The eyes are the windows to the soul. Your landing page, then, is like the eyes of your website. They’re the window users take to go from disinterested to converted. In a sense, you want your landing page eyes to be like Jehovah’s Witnesses, converting everyone they can.
Okay, so that was a mess. If you made it through that metaphor, you deserve a reward. That reward, my friends, is me telling you what causes a high bounce rate on your landing page, and what you can do about it.
Already, someone out there is probably thinking “but a high bounce rate isn’t always bad!” It’s true, it’s not; for pages that want to provide one quick piece of information or assistance. A landing page isn’t that kind of page. It’s a specialized kind of page designed to hook the reader into getting more interested in the product you’re selling, investigating it further, and dragging those users into conversion. You don’t want them leaving before you’ve hooked them.
Anyways, here are a bunch of reasons users might bounce from your site.
The average user gets frustrated and leaves a site if it takes anything longer than four and a half picoseconds to load.
Okay, so I’m probably exaggerating there a bit, but only a bit. The point is, if your site isn’t loading in a second or two, you’re losing users. There’s a very steep drop-off around four seconds, but I recommend trying to get your load time under one second. Anything below that and you’re going to see diminishing returns, though.
You can test your load times using sites like Pingdom, and while you should get your entire site under a second if possible, your landing page is the important part for this discussion. It should be easier to get under control, because you don’t have additional code widgets like a related posts box dragging out your load times.
A landing page should be a hyper-focused piece of marketing. Any navigation link that leads away from the page is going to dilute your message. Any offer other than your primary offer is going to distract users. Any opportunity for the user to do something other than fill out your opt-in form is a chance for a bounce rather than a conversion. Minimize distractions, eliminate ads, remove navigation links, and keep everything on the one page as much as possible.
An explainer video is a great piece of tech to add to your site to explain your service and get users hooked. It also drops bounce rate because it takes time for the user to watch the video, and that time is valuable.
The only thing is, if you’re setting your video to play automatically upon page load, you’re being a gigantic jerk. Autoplay videos are the single worst invention in the history of mankind. They’re disruptive, they’re annoying, and they don’t help you do anything other than rack up video plays.

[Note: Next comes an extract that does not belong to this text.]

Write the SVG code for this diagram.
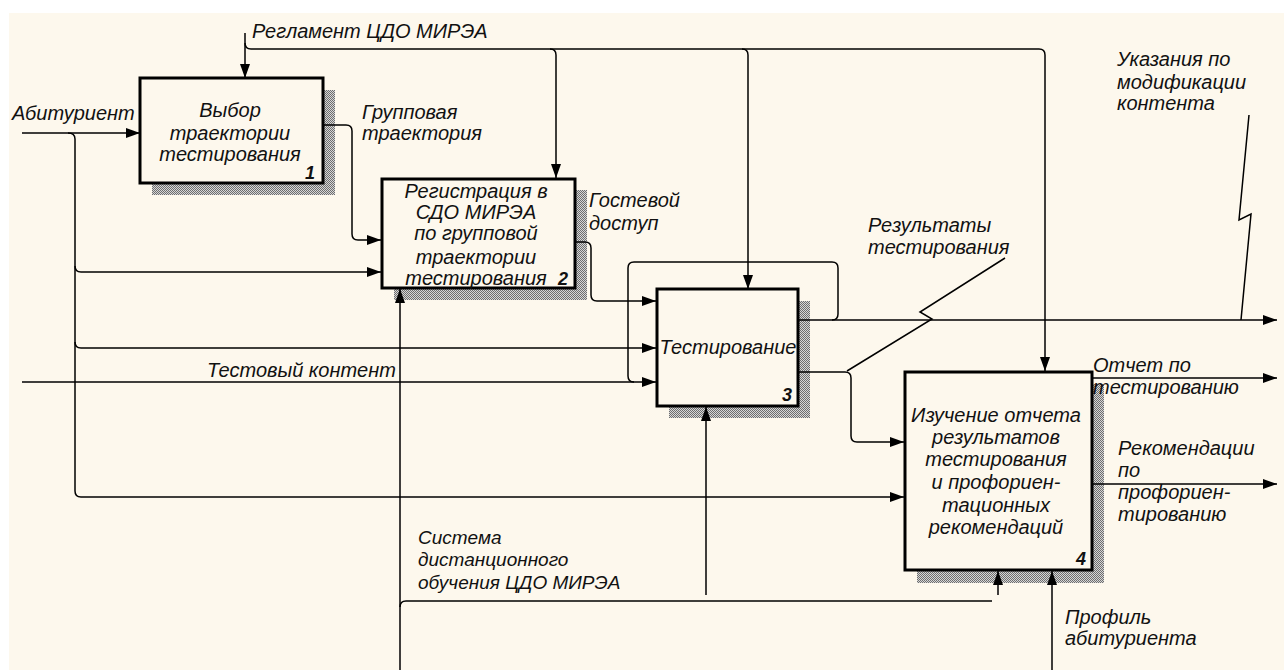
<svg xmlns="http://www.w3.org/2000/svg" width="1284" height="670" viewBox="0 0 1284 670">
<style>
.t{font-family:"Liberation Sans",Arial,sans-serif;font-style:italic;font-size:20px;fill:#111}
.bt{text-anchor:middle}
.num{font-family:"Liberation Sans",Arial,sans-serif;font-style:italic;font-weight:bold;font-size:18px;fill:#111;text-anchor:middle}
.box{fill:#fdf8ed;stroke:#000;stroke-width:3}
.sh{fill:url(#hatch)}
.c{fill:none;stroke:#000;stroke-width:1.5}
.ca{fill:none;stroke:#000;stroke-width:1.5;marker-end:url(#ah)}
</style>
<defs>
<pattern id="hatch" width="2" height="2" patternUnits="userSpaceOnUse">
<rect width="2" height="2" fill="#d6d6d6"/>
<rect width="1" height="1" fill="#6e6e6e"/>
<rect x="1" y="1" width="1" height="1" fill="#6e6e6e"/>
</pattern>
<marker id="ah" markerUnits="userSpaceOnUse" markerWidth="15" markerHeight="11" refX="14" refY="5" orient="auto">
<path d="M0,0 L14,5 L0,10 z" fill="#000"/>
</marker>
</defs>
<rect x="9" y="13" width="1275" height="657" fill="#fdf8ed"/>

<g id="node1">
<rect class="sh" x="152" y="90" width="183" height="105"/>
<rect class="box" x="140" y="78" width="183" height="105"/>
<text class="t bt" x="230" y="117">Выбор</text>
<text class="t bt" x="230" y="140">траектории</text>
<text class="t bt" x="230" y="161">тестирования</text>
<text class="num" x="310" y="179">1</text>
</g>

<g id="node2">
<rect class="sh" x="394" y="190" width="193" height="110"/>
<rect class="box" x="382" y="179" width="193" height="109"/>
<text class="t bt" x="476" y="198">Регистрация в</text>
<text class="t bt" x="476" y="219">СДО МИРЭА</text>
<text class="t bt" x="476" y="240">по групповой</text>
<text class="t bt" x="476" y="264">траектории</text>
<text class="t bt" x="476" y="285">тестирования</text>
<text class="num" x="563" y="285">2</text>
</g>

<g id="node3">
<rect class="sh" x="669" y="301" width="141" height="117"/>
<rect class="box" x="657" y="289" width="141" height="117"/>
<text class="t bt" x="728" y="354">Тестирование</text>
<text class="num" x="787" y="401">3</text>
</g>

<g id="node4">
<rect class="sh" x="917" y="384" width="187" height="199"/>
<rect class="box" x="905" y="372" width="187" height="198"/>
<text class="t bt" x="996" y="422">Изучение отчета</text>
<text class="t bt" x="996" y="444">результатов</text>
<text class="t bt" x="996" y="466">тестирования</text>
<text class="t bt" x="996" y="489">и профориен-</text>
<text class="t bt" x="996" y="512">тационных</text>
<text class="t bt" x="996" y="534">рекомендаций</text>
<text class="num" x="1081" y="565">4</text>
</g>

<g id="connectors">
<path class="ca" d="M245,33 V78"/>
<path class="c" d="M245,43 Q245,49 251,49 H1039 Q1045,49 1045,55"/>
<path class="ca" d="M550,49 Q556,49 556,55 V178"/>
<path class="ca" d="M742,49 Q748,49 748,55 V289"/>
<path class="ca" d="M1045,55 V371"/>
<path class="ca" d="M22,133 H140"/>
<path class="c" d="M68,133 Q75,133 75,139 V491 Q75,497 81,497"/>
<path class="ca" d="M81,497 H904"/>
<path class="ca" d="M75,266 Q75,272 81,272 H381"/>
<path class="ca" d="M75,342 Q75,348 81,348 H656"/>
<path class="ca" d="M323,125 H346 Q352,125 352,131 V234 Q352,240 358,240 H381"/>
<path class="ca" d="M575,242 H585 Q591,242 591,248 V295 Q591,301 597,301 H656"/>
<path class="ca" d="M22,382 H656"/>
<path class="c" d="M832,320 Q838,320 838,314 V268 Q838,262 832,262 H634 Q628,262 628,268 V376 Q628,382 634,382"/>
<path class="ca" d="M798,320 H1277"/>
<path class="ca" d="M798,372 H845 Q851,372 851,378 V436 Q851,442 857,442 H904"/>
<path class="ca" d="M400,670 V289"/>
<path class="c" d="M400,607 Q400,601 406,601 H992"/>
<path class="ca" d="M706,595 V407"/>
<path class="ca" d="M998,595 V571"/>
<path class="ca" d="M1052,670 V571"/>
<path class="ca" d="M1092,378 H1277"/>
<path class="ca" d="M1092,484 H1277"/>
<path class="c" d="M1005,258 L920,312 L932,319 L847,371"/>
<path class="c" d="M1249,115 L1239,220 L1251,214 L1241,320"/>
</g>

<g id="labels">
<text class="t" x="252" y="38">Регламент ЦДО МИРЭА</text>
<text class="t" x="12" y="120">Абитуриент</text>
<text class="t" x="362" y="119">Групповая</text>
<text class="t" x="362" y="140">траектория</text>
<text class="t" x="589" y="207">Гостевой</text>
<text class="t" x="589" y="230">доступ</text>
<text class="t" x="868" y="232">Результаты</text>
<text class="t" x="868" y="254">тестирования</text>
<text class="t" x="1117" y="66">Указания по</text>
<text class="t" x="1117" y="89">модификации</text>
<text class="t" x="1117" y="110">контента</text>
<text class="t" x="207" y="377">Тестовый контент</text>
<text class="t" x="1093" y="372">Отчет по</text>
<text class="t" x="1093" y="394">тестированию</text>
<text class="t" x="1118" y="455">Рекомендации</text>
<text class="t" x="1118" y="477">по</text>
<text class="t" x="1118" y="499">профориен-</text>
<text class="t" x="1118" y="521">тированию</text>
<text class="t" x="1065" y="624">Профиль</text>
<text class="t" x="1065" y="645">абитуриента</text>
<text class="t" x="418" y="544" style="font-size:19px">Система</text>
<text class="t" x="418" y="566" style="font-size:19px">дистанционного</text>
<text class="t" x="418" y="589" style="font-size:19px">обучения ЦДО МИРЭА</text>
</g>
</svg>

When a user sees and ad and they are interested in it enough to click it, they expect the landing page to be very closely related to that ad. If it’s not close, if it’s about a different product or service, or even if the branding doesn’t match, they’ll feel as though they ended up in the wrong place. They’ll wonder about browser hijacking or hacked sites, and they’ll leave before they give you a chance. Make sure your marketing message is coherent across multiple platforms.
A landing page is all about getting the most important, more critical information to the reader as quickly and easily as possible. This means you want short sentences, bullet points, graphics and explainer videos. It means, likewise, that you do not want long dense paragraphs or deep statistics to parse. If the user can’t explain your product back to you after spending a minute reading your page, you’re too dense.
What you need to do is examine the people you’re selling to and figure out what questions they have. Figure out what they already know and remove that from your landing page. Figure out what they want to know and add that to the page. Use hidden fields that expand to explain the reasoning behind those tidbits of information for those who want to know more. Don’t link to other pages; it sends users elsewhere.
Ad targeting is just as important as the coherence between your ad and your landing page. You need to be targeting the people who are going to buy. See, people who aren’t interested are still going to click your ads if they’re sufficiently compelling. It wastes your ad dollars to target the wrong people.
This one is just common sense. If you have a light gray background to your page, don’t make your text a slightly darker gray. You need contrast to stand out and keep user attention focused. If it’s hard to read your content, either because of color or because of formatting, they’ll turn away.
This goes double for your CTA. Your call to action needs to stand out no matter what, and it ideally should be the only element in its particular color and format on your page, so it’s as obvious as possible what the user has to do to proceed.
If a user doesn’t know your brand, they’re going to be skeptical. There are simply too many scams and too many shady companies on the Internet to blindly trust anyone. That’s why you need social proof on your landing page. Show them that other companies, companies they recognize, trust you. Show them that other people just like them trust you.
How often have you thought you might be interested in a free eBook, only to turn back at the last minute when the author asks for your name, your address, your business name, your annual income, your family dog’s name, your mother’s eye color, and the mileage on your car? Ask as little as possible to get as many results as possible.
Mobile is not the future. Mobile is the present. If you don’t cater to mobile by using a responsive design, you’re in the past.